Ia pun berharap pameran-pameran busana segera kembali diadakan agar daya serap untuk produk UMKM kembali hidup. ”Kalau jual kain batik, orang itu ada kebutuhan untuk memegang bahan kainnya. Jadi, semoga pameran bisa kembali diadakan sesuai protokol kesehatan,” ucapnya.
Menteri Koperasi dan Usaha Kecil Menengah Teten Masduki menyampaikan, pemerintah sejak Maret 2020 terus berupaya membantu para pelaku UMKM agar beradaptasi dengan keadaan akibat pandemi. Misalnya, pelaku usaha yang awalnya konfeksi kemudian dialihkan membuat masker sesuai dengan permintaan pasar yang baru.
”Produk UMKM yang sekarang tumbuh, kan, antara lain makanan dan minuman, kebutuhan pribadi di rumah, serta peralatan olahraga. Maka diharapkan para pelaku usaha juga mengarah ke sini,” ujar Teten pada Kamis (2/7/2020).
Selain itu, Kemenkop dan UKM sedang bekerja sama dengan beberapa kementerian untuk mendorong belanja pemerintah agar membeli produk UMKM. Tahun 2020, ada anggaran sebesar Rp 318 triliun yang bisa dibelanjakan untuk produk UMKM.
”Kami sudah kerja sama dengan LKPP (Lembaga Kebijakan Pengadaan Barang/Jasa Pemerintah) untuk membuat laman produk UMKM. Jadi, nanti kami akan mengurasi produk UMKM supaya membuka akun di e-katalog LKPP agar nanti pengadaan produk UMKM tidak harus lewat tender, jadi lebih mudah,” kata Teten.
Kini sedang dalam tahap pelatihan LKPP kepada kementerian dan lembaga terkait bagaimana melakukan paket pengadaan produk UMKM. ”Kalau anggaran ini dibelanjakan produk UMKM, semoga ekonomi kembali bergulir,” ujar Teten.
Saat konsumsi masyarakat melemah, kata Teten, memang belanja pemerintah yang harus digenjot, tetapi tetap tidak akan cukup.

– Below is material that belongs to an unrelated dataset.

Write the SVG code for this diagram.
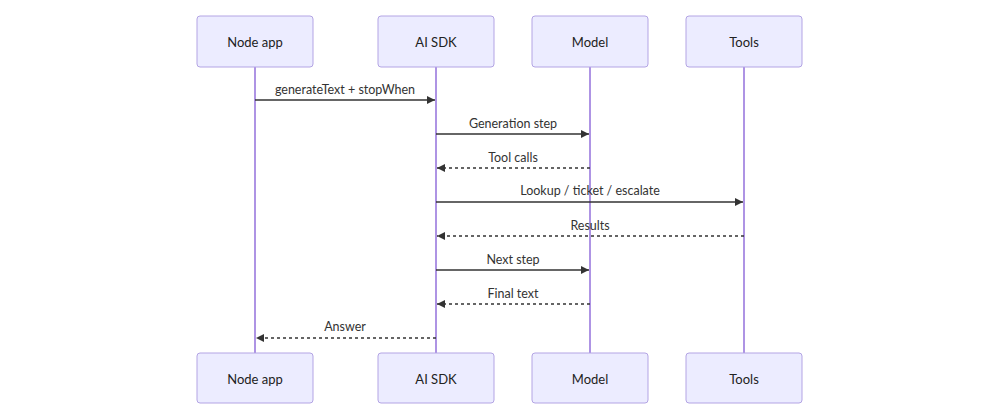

Untuk itu, diperlukan juga sentuhan solidaritas dari kalangan kelas menengah untuk membeli produk UMKM.
Direktur Eksekutif Institute for Development of Economics and Finance (Indef) Tauhid Ahmad menilai belanja pemerintah memang dapat diarahkan untuk meningkatkan daya serap produk UMKM, tetapi hanya akan berlaku efektif bagi UMKM yang menjual kebutuhan pokok.
Sementara bagi pelaku usaha di bidang nonpangan, daya serap tetap akan bergantung pada kemampuan mereka beradaptasi dengan pasar. ”Pelaku usaha harus tetap adaptif dan mulai memanfaatkan bisnis daring untuk memasarkan produknya,” ujar Tauhid.